Il documentario continua così per tutta la sua durata, smaterializzando le ore di testimonianze e registrazioni che risultano dirimenti, in favore del processo mediatico che si è creato intorno. Trasformando di fatto un processo con prove schiaccianti a favore di una parte, in una questione di opinioni. Tanto per farvi capire: durante il processo sono state presentate delle foto con la Heard con uno zigomo contuso, successivamente tramite la testimonianza di un tecnico informatico si è scoperto che la foto era stata recuperata dalla cartella di un programma di editing fotografico insieme a svariate copie della stessa con varie modifiche. In breve il tecnico analizza i metadati per confrontare diverse foto e far vedere come la foto sia stata modificata. Una testimonianza importante dato che dimostra, secondo me e molti altri compresa la giuria, che la foto era falsa ed era stata ritoccata ad arte.

Pensate che la regista abbia pensato di includere un estratto della testimonianza? Assolutamente no, meglio mettere i meme di tiktok! Rimane solo ciò che non può essere cancellato così facilmente, ovvero le bugie così grosse che non potresti nasconderle manco in buco nero perché ormai mezzo mondo ne è a conoscenza. Come l’uso che la Heard fa di ‘ho promesso di donare’ e ‘ho donato’ come sinonimi. Alla domanda: ‘ha donato tutti e sette i milioni ricevuti dal divorzio in beneficenza?’ la Heard risponde ‘sì’, quando invece non lo ha fatto. Interrogata, prove alla mano dichiara che per lei promettere di dare e dare sono sinonimi. Domani provo anche io: vado dal macellaio e lo pago con le promesse, vediamo come reagisce.
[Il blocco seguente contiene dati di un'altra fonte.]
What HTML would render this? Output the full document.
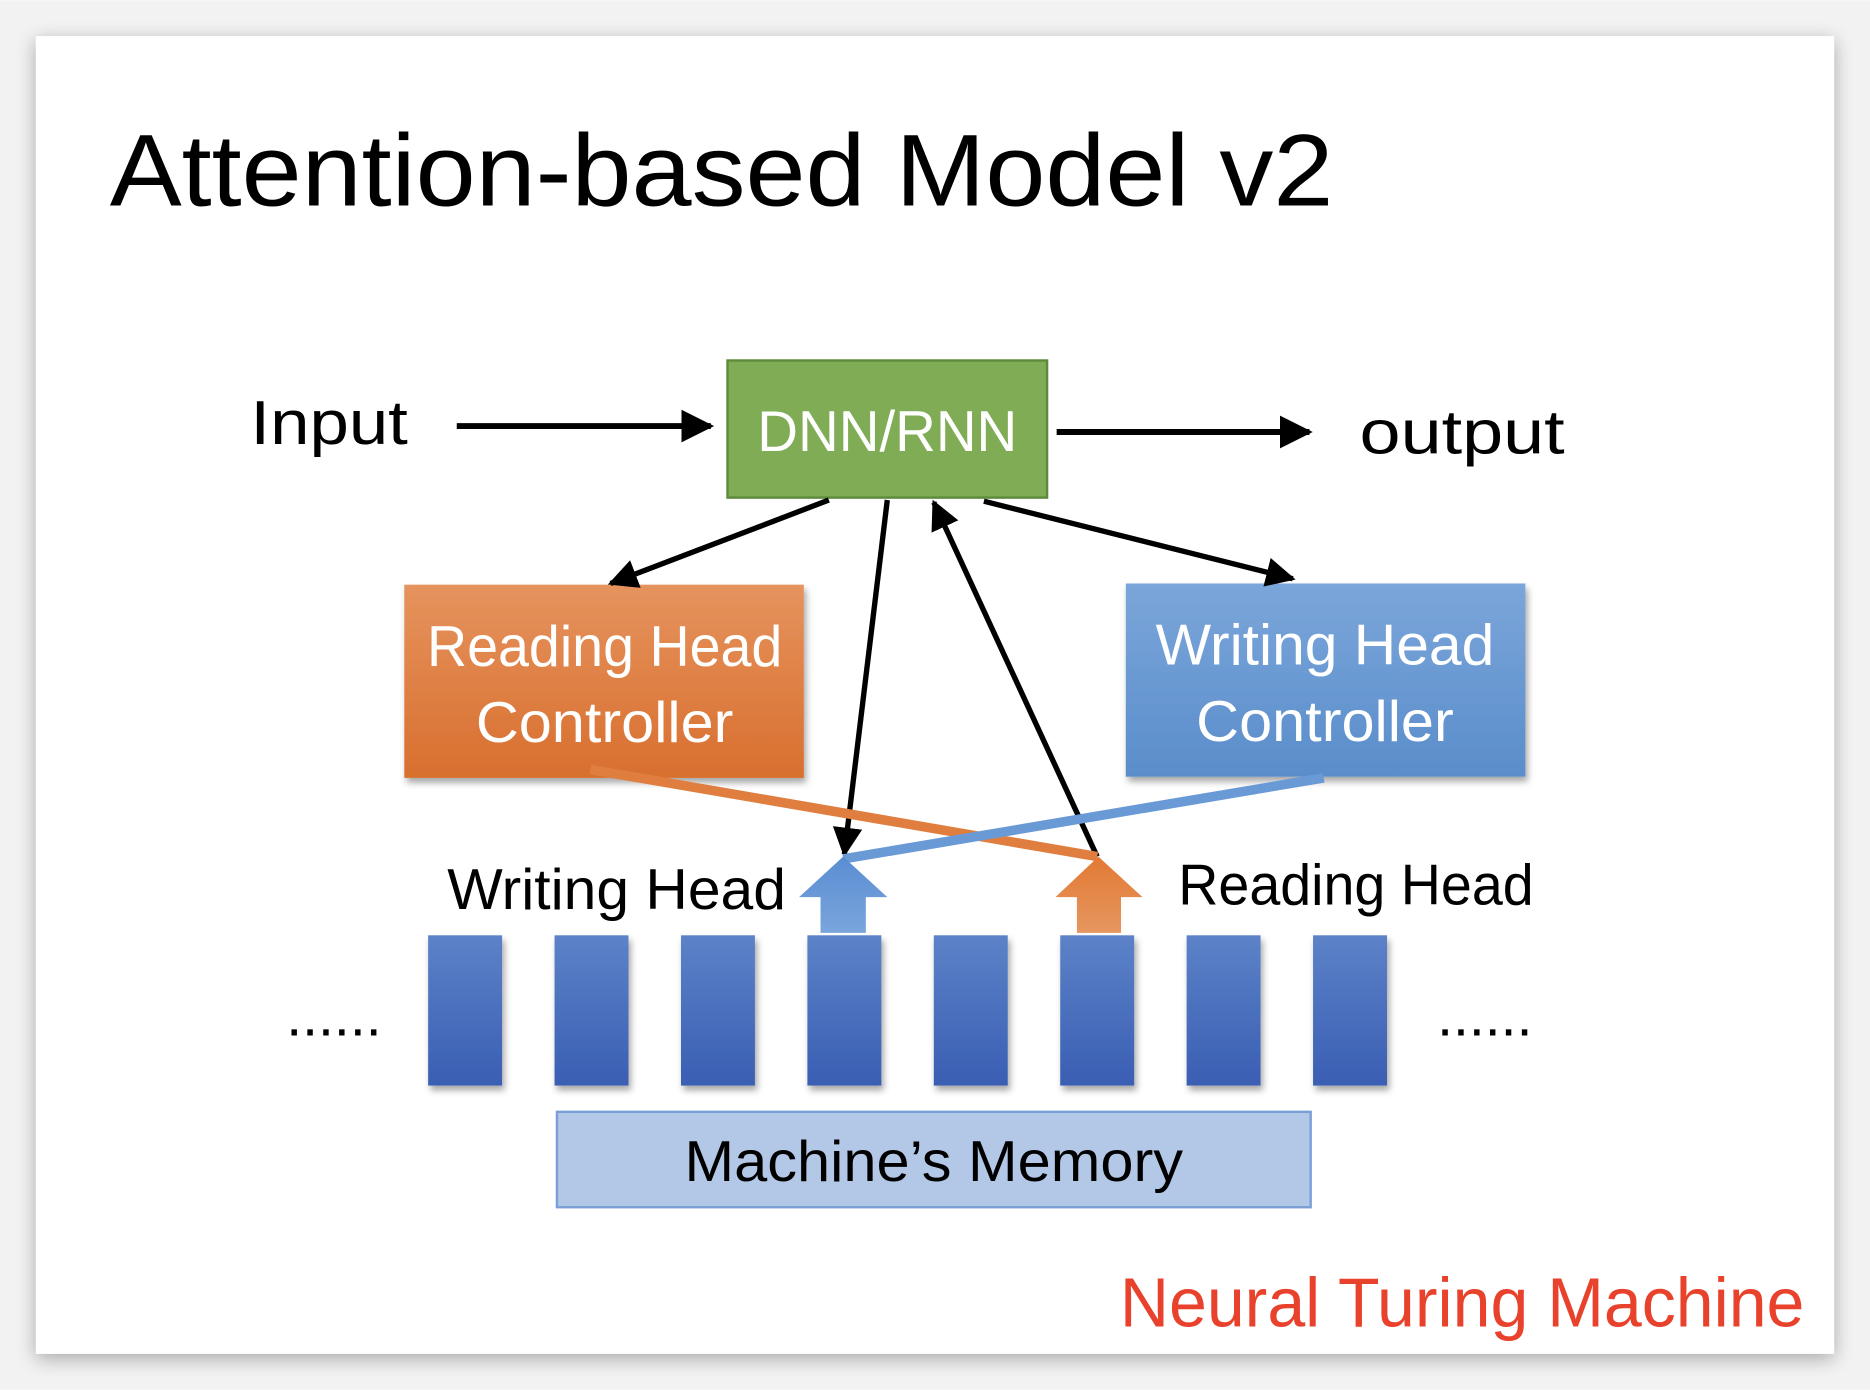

Le testimonianze sparite e che aiuterebbero il telespettatore a farsi un’idea sono innumerevoli e una volta fatti sparire i fatti, chiaramente rimangono due attori che si rimbalzano la colpa. Una produzione così scadente che anche la critica gli dà addosso, su Rotten Tomatoes infatti riceve il 27% dalla critica e ancora meno dal pubblico che gli da un bel 10%. Ma la cosa più preoccupante è la dicitura ‘Season 1’ sopra al titolo che promette nuove ‘vergognose’ puntate che spero non vengano mai realizzate.